*WORK REQUIRED*. Return the full material exactly.

*MATERIAL*.

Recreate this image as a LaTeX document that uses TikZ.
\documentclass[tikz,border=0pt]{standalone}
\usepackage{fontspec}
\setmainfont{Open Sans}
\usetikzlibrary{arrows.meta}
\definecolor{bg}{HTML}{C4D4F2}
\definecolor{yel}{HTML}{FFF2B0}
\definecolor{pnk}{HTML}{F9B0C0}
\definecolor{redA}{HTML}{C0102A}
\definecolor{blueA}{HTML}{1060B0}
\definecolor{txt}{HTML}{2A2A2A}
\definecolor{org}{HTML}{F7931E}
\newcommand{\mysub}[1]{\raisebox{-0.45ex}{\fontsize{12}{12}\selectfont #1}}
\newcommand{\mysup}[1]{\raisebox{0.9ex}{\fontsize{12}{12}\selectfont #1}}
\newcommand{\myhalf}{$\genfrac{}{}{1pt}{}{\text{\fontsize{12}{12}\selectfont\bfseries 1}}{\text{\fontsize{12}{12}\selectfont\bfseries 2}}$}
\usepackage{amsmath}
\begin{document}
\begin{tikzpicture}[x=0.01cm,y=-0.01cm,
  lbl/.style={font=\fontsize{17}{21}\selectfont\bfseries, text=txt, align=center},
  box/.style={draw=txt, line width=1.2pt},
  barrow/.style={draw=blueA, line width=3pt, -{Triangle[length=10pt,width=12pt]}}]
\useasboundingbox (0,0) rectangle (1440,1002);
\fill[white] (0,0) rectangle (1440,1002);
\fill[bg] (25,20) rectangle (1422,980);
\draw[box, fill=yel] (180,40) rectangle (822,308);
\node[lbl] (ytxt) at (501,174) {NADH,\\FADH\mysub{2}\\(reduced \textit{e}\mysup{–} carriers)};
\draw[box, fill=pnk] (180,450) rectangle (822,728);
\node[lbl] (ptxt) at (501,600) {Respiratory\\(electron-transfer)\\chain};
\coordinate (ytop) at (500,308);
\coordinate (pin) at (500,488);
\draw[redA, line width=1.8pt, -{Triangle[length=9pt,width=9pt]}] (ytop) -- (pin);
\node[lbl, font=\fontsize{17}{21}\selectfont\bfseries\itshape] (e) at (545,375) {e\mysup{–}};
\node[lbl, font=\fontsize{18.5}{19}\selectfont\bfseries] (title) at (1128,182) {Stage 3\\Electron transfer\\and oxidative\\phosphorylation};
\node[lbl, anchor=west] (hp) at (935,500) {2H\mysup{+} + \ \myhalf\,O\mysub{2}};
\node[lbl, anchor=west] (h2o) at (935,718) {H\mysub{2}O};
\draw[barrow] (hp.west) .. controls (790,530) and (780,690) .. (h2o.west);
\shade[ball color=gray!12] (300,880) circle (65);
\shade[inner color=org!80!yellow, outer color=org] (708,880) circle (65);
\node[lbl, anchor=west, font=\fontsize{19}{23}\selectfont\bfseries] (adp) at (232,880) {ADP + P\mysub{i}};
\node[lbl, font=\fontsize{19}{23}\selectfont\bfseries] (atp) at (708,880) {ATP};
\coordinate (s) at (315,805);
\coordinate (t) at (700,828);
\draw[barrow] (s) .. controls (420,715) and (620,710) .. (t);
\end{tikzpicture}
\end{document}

*WRITTEN ANSWER*.
Recreate this image as a LaTeX document that uses TikZ.
\documentclass[tikz,border=0pt]{standalone}
\usepackage{fontspec}
\setmainfont{Open Sans}
\usetikzlibrary{arrows.meta}
\definecolor{bg}{HTML}{C4D4F2}
\definecolor{yel}{HTML}{FFF2B0}
\definecolor{pnk}{HTML}{F9B0C0}
\definecolor{redA}{HTML}{C0102A}
\definecolor{blueA}{HTML}{1060B0}
\definecolor{txt}{HTML}{2A2A2A}
\definecolor{org}{HTML}{F7931E}
\newcommand{\mysub}[1]{\raisebox{-0.45ex}{\fontsize{12}{12}\selectfont #1}}
\newcommand{\mysup}[1]{\raisebox{0.9ex}{\fontsize{12}{12}\selectfont #1}}
\newcommand{\myhalf}{$\genfrac{}{}{1pt}{}{\text{\fontsize{12}{12}\selectfont\bfseries 1}}{\text{\fontsize{12}{12}\selectfont\bfseries 2}}$}
\usepackage{amsmath}
\begin{document}
\begin{tikzpicture}[x=0.01cm,y=-0.01cm,
  lbl/.style={font=\fontsize{17}{21}\selectfont\bfseries, text=txt, align=center},
  box/.style={draw=txt, line width=1.2pt},
  barrow/.style={draw=blueA, line width=3pt, -{Triangle[length=10pt,width=12pt]}}]
\useasboundingbox (0,0) rectangle (1440,1002);
\fill[white] (0,0) rectangle (1440,1002);
\fill[bg] (25,20) rectangle (1422,980);
\draw[box, fill=yel] (180,40) rectangle (822,308);
\node[lbl] (ytxt) at (501,174) {NADH,\\FADH\mysub{2}\\(reduced \textit{e}\mysup{–} carriers)};
\draw[box, fill=pnk] (180,450) rectangle (822,728);
\node[lbl] (ptxt) at (501,600) {Respiratory\\(electron-transfer)\\chain};
\coordinate (ytop) at (500,308);
\coordinate (pin) at (500,488);
\draw[redA, line width=1.8pt, -{Triangle[length=9pt,width=9pt]}] (ytop) -- (pin);
\node[lbl, font=\fontsize{17}{21}\selectfont\bfseries\itshape] (e) at (545,375) {e\mysup{–}};
\node[lbl, font=\fontsize{18.5}{19}\selectfont\bfseries] (title) at (1128,182) {Stage 3\\Electron transfer\\and oxidative\\phosphorylation};
\node[lbl, anchor=west] (hp) at (935,500) {2H\mysup{+} + \ \myhalf\,O\mysub{2}};
\node[lbl, anchor=west] (h2o) at (935,718) {H\mysub{2}O};
\draw[barrow] (hp.west) .. controls (790,530) and (780,690) .. (h2o.west);
\shade[ball color=gray!12] (300,880) circle (65);
\shade[inner color=org!80!yellow, outer color=org] (708,880) circle (65);
\node[lbl, anchor=west, font=\fontsize{19}{23}\selectfont\bfseries] (adp) at (232,880) {ADP + P\mysub{i}};
\node[lbl, font=\fontsize{19}{23}\selectfont\bfseries] (atp) at (708,880) {ATP};
\coordinate (s) at (315,805);
\coordinate (t) at (700,828);
\draw[barrow] (s) .. controls (420,715) and (620,710) .. (t);
\end{tikzpicture}
\end{document}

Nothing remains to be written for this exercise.